Family and friends of one of the Marines slain in Tennessee are planning a memorial service at the high school he attended in metro Atlanta.
The public service for 21-year-old Lance Cpl. Skip Wells of Marietta will be held atTuesday at Sprayberry High School. Wells graduated from the Cobb County school in 2012.
Andy Kingery, a spokesman for Wells' family, said the memorial is being planned for 7 p.m. at the school's stadium, though some details are still being finalized.
Wells was among four Marines and one Navy sailor killed Thursday by a gunman at a military facility in Chattanooga, Tennessee. Wells was texting with his girlfriend in Georgia that morning about her coming to visit when he sent her a final message: "ACTIVE SHOOTER."
Kingery said funeral arrangements for Wells are still pending.
A wrestling coach who trained Muhammad Youssef Abdulazeez at Red Bank High School in suburban Chattanooga recalls him as someone who was mature beyond his years.
Kevin Emily said Abdulazeez, blamed by authorities in the shooting deaths of four Marines and a sailor, seemed to have an inner peace that prevented him from becoming ruffled even after losing a match.
"Whoever that was who did those things two days I don't know," Emily, now a wrestling coach in Iowa, said Saturday in a telephone interview.
Abdulazeez, who graduated high school in 2008, was well-liked and respected by his teammates, but Emily said he didn't recall him dating in high school or having a girlfriend.
Wrestling is an intense sport and participants have to "be able to turn it on and turn it off," Emily said, but Abdulazeez had an unusually calm demeanor.
"I can't recall him getting mad even when he got beat," he said.
Texas Gov. Greg Abbott says he has authorized the adjutant general of the Texas National Guard to arm Guardsmen at military facilities across Texas.
Abott joins governors in Florida, Louisiana and other states in the call to arm Guardsmen after a gunman attacked a recruiting center and a Marine-Navy reserve facility in Chattanooga earlier this week.
"After the recent shooting in Chattanooga, it has become clear that our military personnel must have the ability to defend themselves against these type of attacks on our own soil," Abbott said. "Arming the National Guard at these bases will not only serve as a deterrent to anyone wishing to do harm to our servicemen and women, but will enable them to protect those living and working on the base."
U.S. military officials have said they will review security measures for their recruiters but that it's too early to say whether the facilities should have security guards or other increased protection.
Florida Gov.

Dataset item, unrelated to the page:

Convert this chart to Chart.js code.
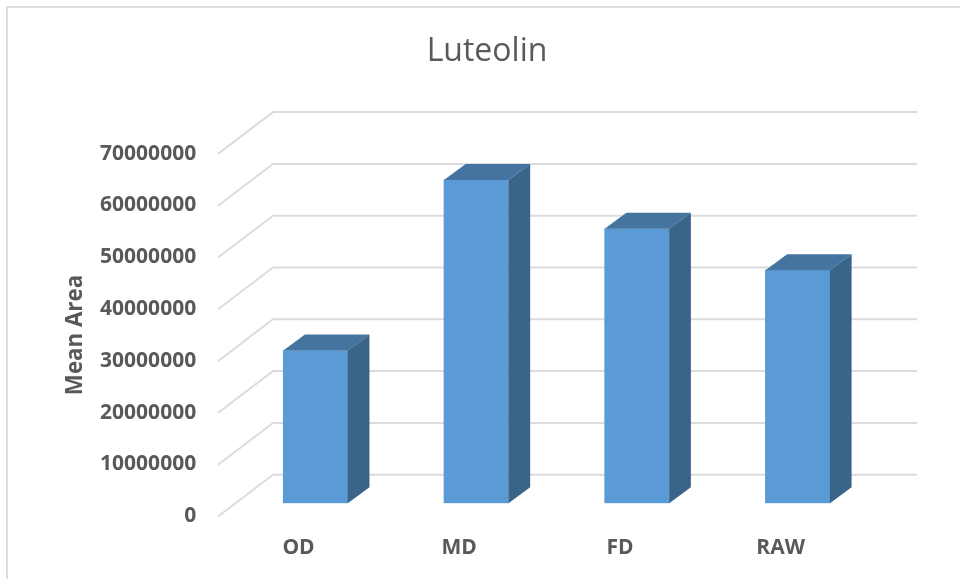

Rick Scott is ordering National Guard recruiters at six storefront locations to be relocated to their nearest armory after the shootings at military facilities in Tennessee.
Scott announced the order Saturday. He wants a review of security at the Guard recruitment centers, possibly installing bullet-proof glass at the storefronts or video surveillance equipment.
U.S. military officials have said security at recruiting and reserve centers will be reviewed, but the Army's top officer said it's too early to say whether the facilities should have security guards or other increased protection.
The U.S. Navy says a sailor who was shot in the attack on a military facility in Chattanooga has died, raising the death toll to five people.
The death occurred two days after a gunman killed four Marines during a shooting rampage on two military facilities.
Authorities say Kuwait-born Muhammad Youssef Abdulazeez, 24, unleashed a barrage of fire at a recruiting center in Chattanooga, then drove several miles away to a Navy and Marine reserve center, where he shot and killed the Marines, and wounded the sailor who died. Abdulazeez was shot to death by police.
The Navy statement did not give the sailor's name. He was identified by family as Navy Petty Officer 2nd Class Randall Smith, a reservist serving on active duty in Chattanooga.